#### GIVEN INSTRUCTION:
Retype the lines beneath this one, from the first through the line containing "import plotly.graph_objects as go". Pictures are left out.
-- start DATA EXCERPT --
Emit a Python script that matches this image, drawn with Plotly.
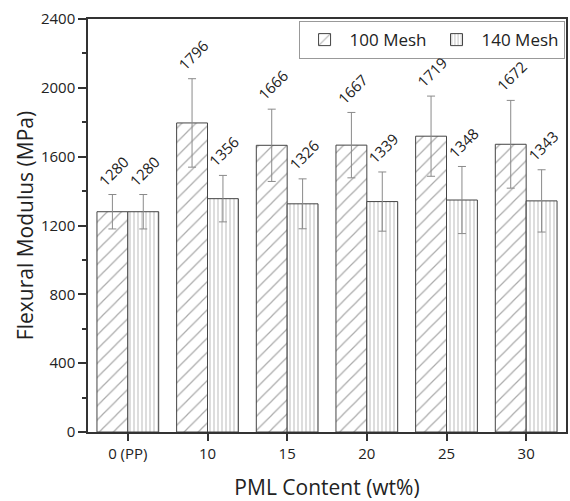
import plotly.graph_objects as go

categories = ["0 (PP)", "10", "15", "20", "25", "30"]
mesh100 = [1280, 1796, 1666, 1667, 1719, 1672]
mesh100_err = [100, 257, 210, 190, 233, 255]
mesh140 = [1280, 1356, 1326, 1339, 1348, 1343]
mesh140_err = [100, 135, 145, 172, 195, 181]
y_ticks = [0, 400, 800, 1200, 1600, 2000, 2400]

FONT = "Open Sans"
TXT = "#222222"
AX = "#333333"

fig = go.Figure()
fig.add_trace(go.Bar(
    name="100 Mesh", x=categories, y=mesh100,
    marker=dict(color="white", line=dict(color="#444444", width=1),
                pattern=dict(shape="/", fgcolor="#555555", bgcolor="white", size=10, solidity=0.12)),
    error_y=dict(type="data", array=mesh100_err, color="#8a8a8a", thickness=1, width=4),
))
fig.add_trace(go.Bar(
    name="140 Mesh", x=categories, y=mesh140,
    marker=dict(color="white", line=dict(color="#444444", width=1),
                pattern=dict(shape="|", fgcolor="#777777", bgcolor="white", size=4, solidity=0.25)),
    error_y=dict(type="data", array=mesh140_err, color="#8a8a8a", thickness=1, width=4),
))

annotations = []
for vals, errs, shift in [(mesh100, mesh100_err, -15.5), (mesh140, mesh140_err, 15.5)]:
    for i, (v, e) in enumerate(zip(vals, errs)):
        annotations.append(dict(
            x=i, y=v + e, xref="x", yref="y", text=str(v), showarrow=False,
            textangle=-45, xanchor="center", yanchor="bottom", xshift=shift + 1, yshift=2,
            font=dict(family=FONT, size=15, color=TXT),
        ))

fig.update_layout(
    width=570, height=501,
    margin=dict(l=88, r=2, t=19, b=69),
    paper_bgcolor="white", plot_bgcolor="white",
    barmode="group", bargap=0.225, bargroupgap=0,
    font=dict(family=FONT, size=15, color=TXT),
    showlegend=True,
    legend=dict(orientation="h", x=0.997, xanchor="right", y=0.995, yanchor="top",
                bgcolor="white", bordercolor="#999999", borderwidth=1,
                font=dict(family=FONT, size=17, color=TXT), itemwidth=40),
    annotations=annotations,
)
fig.update_xaxes(
    type="category",
    showline=True, linecolor=AX, linewidth=1.5, mirror=True,
    ticks="outside", ticklen=7, tickcolor=AX, tickwidth=1.5,
    tickfont=dict(family=FONT, size=15, color=TXT),
    title=dict(text="PML Content (wt%)", font=dict(family=FONT, size=21, color=TXT), standoff=20),
    range=[-0.5, 5.5],
)
fig.update_yaxes(
    range=[0, 2400], tickvals=y_ticks,
    showline=True, linecolor=AX, linewidth=1.5, mirror=True, showgrid=False, zeroline=False,
    ticks="outside", ticklen=8, tickcolor=AX, tickwidth=1.5,
    minor=dict(ticks="outside", ticklen=4, tickcolor=AX, dtick=200, tick0=0, showgrid=False),
    tickfont=dict(family=FONT, size=15, color=TXT),
    title=dict(text="Flexural Modulus (MPa)", font=dict(family=FONT, size=21, color=TXT), standoff=2),
)

fig.write_html("out.html")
-- end DATA EXCERPT --
#### RESULT FOR THIS TASK:
Emit a Python script that matches this image, drawn with Plotly.
import plotly.graph_objects as go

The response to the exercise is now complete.